━━━ DATA SHOWN ━━━

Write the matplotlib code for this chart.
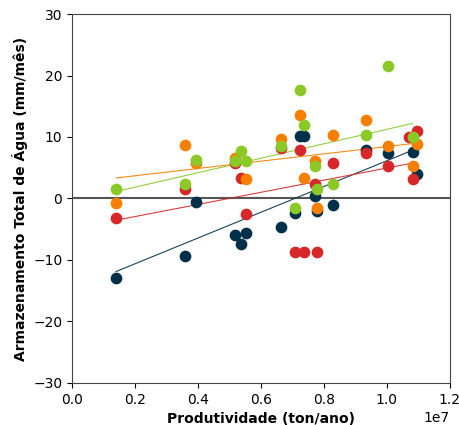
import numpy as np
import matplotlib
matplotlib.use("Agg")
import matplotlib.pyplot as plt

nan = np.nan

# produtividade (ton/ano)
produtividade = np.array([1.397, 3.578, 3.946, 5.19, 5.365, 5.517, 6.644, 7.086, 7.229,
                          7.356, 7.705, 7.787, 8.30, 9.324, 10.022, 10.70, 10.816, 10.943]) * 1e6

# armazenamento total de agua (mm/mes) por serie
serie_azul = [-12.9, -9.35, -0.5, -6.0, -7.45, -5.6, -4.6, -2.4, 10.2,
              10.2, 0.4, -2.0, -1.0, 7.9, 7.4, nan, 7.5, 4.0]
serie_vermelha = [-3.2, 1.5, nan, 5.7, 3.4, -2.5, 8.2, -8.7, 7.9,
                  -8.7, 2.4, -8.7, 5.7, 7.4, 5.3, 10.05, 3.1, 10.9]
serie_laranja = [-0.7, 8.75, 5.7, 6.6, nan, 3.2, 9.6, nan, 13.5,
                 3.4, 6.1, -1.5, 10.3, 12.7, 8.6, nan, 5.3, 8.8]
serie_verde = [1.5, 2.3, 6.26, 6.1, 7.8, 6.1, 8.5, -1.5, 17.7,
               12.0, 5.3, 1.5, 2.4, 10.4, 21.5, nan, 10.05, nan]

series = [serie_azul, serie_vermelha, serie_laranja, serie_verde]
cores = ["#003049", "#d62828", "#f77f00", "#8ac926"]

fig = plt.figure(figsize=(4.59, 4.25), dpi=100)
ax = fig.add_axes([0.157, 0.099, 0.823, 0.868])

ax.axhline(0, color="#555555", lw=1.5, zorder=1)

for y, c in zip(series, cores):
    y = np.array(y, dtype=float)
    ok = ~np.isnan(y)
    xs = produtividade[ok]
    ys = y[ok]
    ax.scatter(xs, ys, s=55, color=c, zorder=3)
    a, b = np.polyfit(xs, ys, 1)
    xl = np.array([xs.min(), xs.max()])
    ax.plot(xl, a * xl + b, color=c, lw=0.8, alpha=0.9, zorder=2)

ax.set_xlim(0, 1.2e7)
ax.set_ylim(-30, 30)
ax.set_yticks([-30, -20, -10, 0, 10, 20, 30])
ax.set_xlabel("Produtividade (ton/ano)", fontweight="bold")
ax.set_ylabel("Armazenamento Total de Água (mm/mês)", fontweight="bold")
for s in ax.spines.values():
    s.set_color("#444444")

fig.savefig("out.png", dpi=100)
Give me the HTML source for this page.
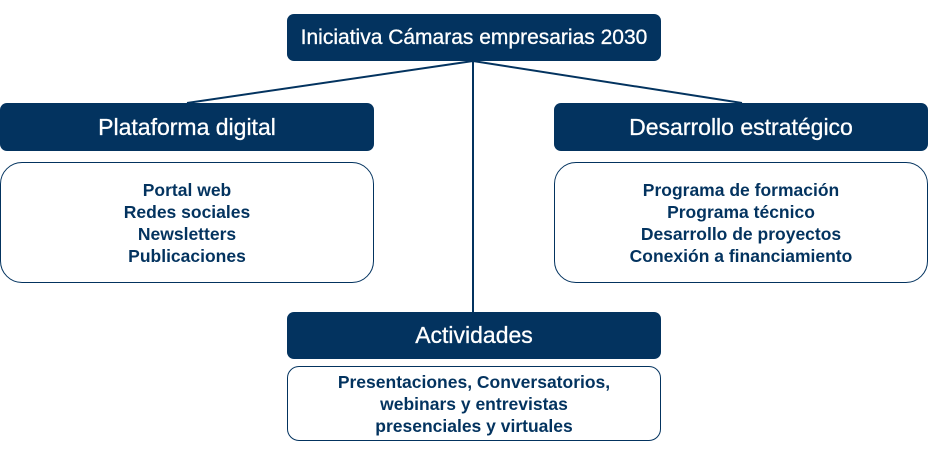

━━━

**DIRECTIONS**
Your task is to repeat the material above exactly, without its pictures.

**ANSWER TO THIS EXERCISE**
Write the matplotlib code for this chart.
import numpy as np
import matplotlib
matplotlib.use("Agg")
import matplotlib.pyplot as plt

nan = np.nan

# produtividade (ton/ano)
produtividade = np.array([1.397, 3.578, 3.946, 5.19, 5.365, 5.517, 6.644, 7.086, 7.229,
                          7.356, 7.705, 7.787, 8.30, 9.324, 10.022, 10.70, 10.816, 10.943]) * 1e6

# armazenamento total de agua (mm/mes) por serie
serie_azul = [-12.9, -9.35, -0.5, -6.0, -7.45, -5.6, -4.6, -2.4, 10.2,
              10.2, 0.4, -2.0, -1.0, 7.9, 7.4, nan, 7.5, 4.0]
serie_vermelha = [-3.2, 1.5, nan, 5.7, 3.4, -2.5, 8.2, -8.7, 7.9,
                  -8.7, 2.4, -8.7, 5.7, 7.4, 5.3, 10.05, 3.1, 10.9]
serie_laranja = [-0.7, 8.75, 5.7, 6.6, nan, 3.2, 9.6, nan, 13.5,
                 3.4, 6.1, -1.5, 10.3, 12.7, 8.6, nan, 5.3, 8.8]
serie_verde = [1.5, 2.3, 6.26, 6.1, 7.8, 6.1, 8.5, -1.5, 17.7,
               12.0, 5.3, 1.5, 2.4, 10.4, 21.5, nan, 10.05, nan]

series = [serie_azul, serie_vermelha, serie_laranja, serie_verde]
cores = ["#003049", "#d62828", "#f77f00", "#8ac926"]

fig = plt.figure(figsize=(4.59, 4.25), dpi=100)
ax = fig.add_axes([0.157, 0.099, 0.823, 0.868])

ax.axhline(0, color="#555555", lw=1.5, zorder=1)

for y, c in zip(series, cores):
    y = np.array(y, dtype=float)
    ok = ~np.isnan(y)
    xs = produtividade[ok]
    ys = y[ok]
    ax.scatter(xs, ys, s=55, color=c, zorder=3)
    a, b = np.polyfit(xs, ys, 1)
    xl = np.array([xs.min(), xs.max()])
    ax.plot(xl, a * xl + b, color=c, lw=0.8, alpha=0.9, zorder=2)

ax.set_xlim(0, 1.2e7)
ax.set_ylim(-30, 30)
ax.set_yticks([-30, -20, -10, 0, 10, 20, 30])
ax.set_xlabel("Produtividade (ton/ano)", fontweight="bold")
ax.set_ylabel("Armazenamento Total de Água (mm/mês)", fontweight="bold")
for s in ax.spines.values():
    s.set_color("#444444")

fig.savefig("out.png", dpi=100)
Give me the HTML source for this page.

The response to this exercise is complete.